═════ Dataset extract ═════
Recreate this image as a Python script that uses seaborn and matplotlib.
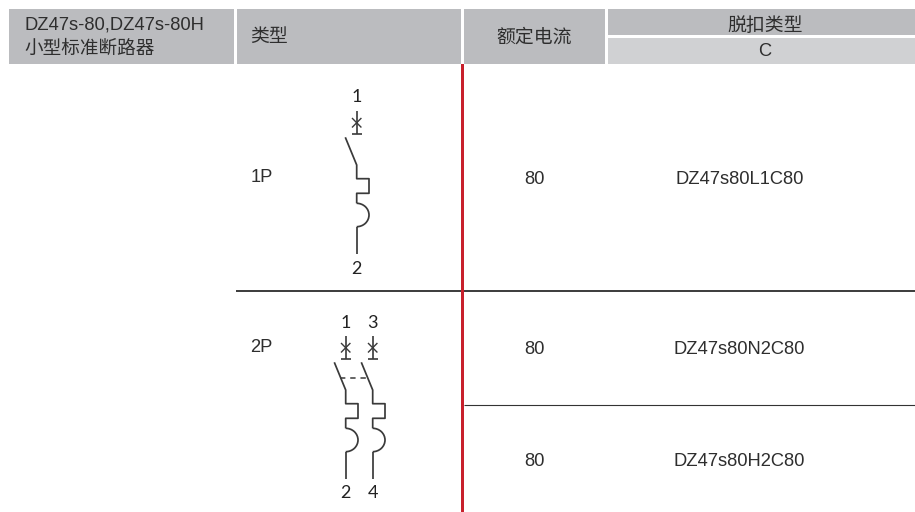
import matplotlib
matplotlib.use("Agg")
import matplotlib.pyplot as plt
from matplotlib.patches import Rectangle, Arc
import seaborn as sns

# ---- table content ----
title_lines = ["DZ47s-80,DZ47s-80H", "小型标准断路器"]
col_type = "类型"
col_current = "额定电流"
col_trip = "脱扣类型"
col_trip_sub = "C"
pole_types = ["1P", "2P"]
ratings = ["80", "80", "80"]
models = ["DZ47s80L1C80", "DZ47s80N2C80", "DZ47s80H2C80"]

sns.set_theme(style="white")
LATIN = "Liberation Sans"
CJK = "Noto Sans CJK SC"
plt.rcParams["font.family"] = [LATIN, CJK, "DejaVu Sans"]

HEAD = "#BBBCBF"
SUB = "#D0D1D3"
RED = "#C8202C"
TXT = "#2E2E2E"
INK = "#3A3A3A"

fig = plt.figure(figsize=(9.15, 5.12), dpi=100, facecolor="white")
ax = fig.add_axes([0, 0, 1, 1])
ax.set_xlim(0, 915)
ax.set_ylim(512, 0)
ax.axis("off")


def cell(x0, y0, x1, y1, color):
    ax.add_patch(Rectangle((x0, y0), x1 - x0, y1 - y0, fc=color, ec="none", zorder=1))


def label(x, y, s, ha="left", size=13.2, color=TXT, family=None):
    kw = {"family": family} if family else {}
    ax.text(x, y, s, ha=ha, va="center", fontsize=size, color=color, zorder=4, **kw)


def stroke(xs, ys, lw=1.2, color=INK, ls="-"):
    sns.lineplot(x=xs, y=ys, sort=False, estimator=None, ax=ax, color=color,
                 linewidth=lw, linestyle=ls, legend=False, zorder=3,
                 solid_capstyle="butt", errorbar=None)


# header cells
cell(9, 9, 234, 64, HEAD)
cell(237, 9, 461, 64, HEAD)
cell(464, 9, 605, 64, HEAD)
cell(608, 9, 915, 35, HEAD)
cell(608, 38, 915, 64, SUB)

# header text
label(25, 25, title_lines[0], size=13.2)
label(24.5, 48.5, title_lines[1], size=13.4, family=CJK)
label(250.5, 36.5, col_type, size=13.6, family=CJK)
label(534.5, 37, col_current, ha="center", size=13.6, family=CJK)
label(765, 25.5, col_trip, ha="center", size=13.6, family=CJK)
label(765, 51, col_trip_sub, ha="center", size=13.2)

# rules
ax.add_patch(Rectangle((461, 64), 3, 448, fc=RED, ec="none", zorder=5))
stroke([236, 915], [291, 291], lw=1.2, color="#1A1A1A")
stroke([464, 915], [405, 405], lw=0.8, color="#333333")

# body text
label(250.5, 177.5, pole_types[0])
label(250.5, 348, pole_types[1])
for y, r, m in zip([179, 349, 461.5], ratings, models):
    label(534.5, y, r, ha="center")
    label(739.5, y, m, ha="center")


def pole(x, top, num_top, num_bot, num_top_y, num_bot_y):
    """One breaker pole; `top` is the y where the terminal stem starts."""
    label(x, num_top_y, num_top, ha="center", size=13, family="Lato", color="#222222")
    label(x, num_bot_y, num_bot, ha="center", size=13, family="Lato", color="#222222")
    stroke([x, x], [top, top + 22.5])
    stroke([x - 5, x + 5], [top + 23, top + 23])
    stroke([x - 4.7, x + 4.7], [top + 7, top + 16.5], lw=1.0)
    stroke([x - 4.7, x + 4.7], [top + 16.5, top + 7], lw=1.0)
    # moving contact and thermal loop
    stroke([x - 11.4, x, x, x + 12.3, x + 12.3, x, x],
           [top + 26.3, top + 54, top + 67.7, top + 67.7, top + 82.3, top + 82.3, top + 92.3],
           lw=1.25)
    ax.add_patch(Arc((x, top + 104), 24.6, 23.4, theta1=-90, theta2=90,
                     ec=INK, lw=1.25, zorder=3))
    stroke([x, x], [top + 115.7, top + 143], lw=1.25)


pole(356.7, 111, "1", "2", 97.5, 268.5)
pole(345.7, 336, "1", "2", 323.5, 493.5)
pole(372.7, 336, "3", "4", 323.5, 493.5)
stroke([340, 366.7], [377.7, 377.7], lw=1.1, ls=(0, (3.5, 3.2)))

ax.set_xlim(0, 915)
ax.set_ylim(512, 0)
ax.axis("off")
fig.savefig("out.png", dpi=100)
═════
### Exercise
Write out the full set of lines verbatim, without the pictures.

### Correct result
Recreate this image as a Python script that uses seaborn and matplotlib.
import matplotlib
matplotlib.use("Agg")
import matplotlib.pyplot as plt
from matplotlib.patches import Rectangle, Arc
import seaborn as sns

# ---- table content ----
title_lines = ["DZ47s-80,DZ47s-80H", "小型标准断路器"]
col_type = "类型"
col_current = "额定电流"
col_trip = "脱扣类型"
col_trip_sub = "C"
pole_types = ["1P", "2P"]
ratings = ["80", "80", "80"]
models = ["DZ47s80L1C80", "DZ47s80N2C80", "DZ47s80H2C80"]

sns.set_theme(style="white")
LATIN = "Liberation Sans"
CJK = "Noto Sans CJK SC"
plt.rcParams["font.family"] = [LATIN, CJK, "DejaVu Sans"]

HEAD = "#BBBCBF"
SUB = "#D0D1D3"
RED = "#C8202C"
TXT = "#2E2E2E"
INK = "#3A3A3A"

fig = plt.figure(figsize=(9.15, 5.12), dpi=100, facecolor="white")
ax = fig.add_axes([0, 0, 1, 1])
ax.set_xlim(0, 915)
ax.set_ylim(512, 0)
ax.axis("off")


def cell(x0, y0, x1, y1, color):
    ax.add_patch(Rectangle((x0, y0), x1 - x0, y1 - y0, fc=color, ec="none", zorder=1))


def label(x, y, s, ha="left", size=13.2, color=TXT, family=None):
    kw = {"family": family} if family else {}
    ax.text(x, y, s, ha=ha, va="center", fontsize=size, color=color, zorder=4, **kw)


def stroke(xs, ys, lw=1.2, color=INK, ls="-"):
    sns.lineplot(x=xs, y=ys, sort=False, estimator=None, ax=ax, color=color,
                 linewidth=lw, linestyle=ls, legend=False, zorder=3,
                 solid_capstyle="butt", errorbar=None)


# header cells
cell(9, 9, 234, 64, HEAD)
cell(237, 9, 461, 64, HEAD)
cell(464, 9, 605, 64, HEAD)
cell(608, 9, 915, 35, HEAD)
cell(608, 38, 915, 64, SUB)

# header text
label(25, 25, title_lines[0], size=13.2)
label(24.5, 48.5, title_lines[1], size=13.4, family=CJK)
label(250.5, 36.5, col_type, size=13.6, family=CJK)
label(534.5, 37, col_current, ha="center", size=13.6, family=CJK)
label(765, 25.5, col_trip, ha="center", size=13.6, family=CJK)
label(765, 51, col_trip_sub, ha="center", size=13.2)

# rules
ax.add_patch(Rectangle((461, 64), 3, 448, fc=RED, ec="none", zorder=5))
stroke([236, 915], [291, 291], lw=1.2, color="#1A1A1A")
stroke([464, 915], [405, 405], lw=0.8, color="#333333")

# body text
label(250.5, 177.5, pole_types[0])
label(250.5, 348, pole_types[1])
for y, r, m in zip([179, 349, 461.5], ratings, models):
    label(534.5, y, r, ha="center")
    label(739.5, y, m, ha="center")


def pole(x, top, num_top, num_bot, num_top_y, num_bot_y):
    """One breaker pole; `top` is the y where the terminal stem starts."""
    label(x, num_top_y, num_top, ha="center", size=13, family="Lato", color="#222222")
    label(x, num_bot_y, num_bot, ha="center", size=13, family="Lato", color="#222222")
    stroke([x, x], [top, top + 22.5])
    stroke([x - 5, x + 5], [top + 23, top + 23])
    stroke([x - 4.7, x + 4.7], [top + 7, top + 16.5], lw=1.0)
    stroke([x - 4.7, x + 4.7], [top + 16.5, top + 7], lw=1.0)
    # moving contact and thermal loop
    stroke([x - 11.4, x, x, x + 12.3, x + 12.3, x, x],
           [top + 26.3, top + 54, top + 67.7, top + 67.7, top + 82.3, top + 82.3, top + 92.3],
           lw=1.25)
    ax.add_patch(Arc((x, top + 104), 24.6, 23.4, theta1=-90, theta2=90,
                     ec=INK, lw=1.25, zorder=3))
    stroke([x, x], [top + 115.7, top + 143], lw=1.25)


pole(356.7, 111, "1", "2", 97.5, 268.5)
pole(345.7, 336, "1", "2", 323.5, 493.5)
pole(372.7, 336, "3", "4", 323.5, 493.5)
stroke([340, 366.7], [377.7, 377.7], lw=1.1, ls=(0, (3.5, 3.2)))

ax.set_xlim(0, 915)
ax.set_ylim(512, 0)
ax.axis("off")
fig.savefig("out.png", dpi=100)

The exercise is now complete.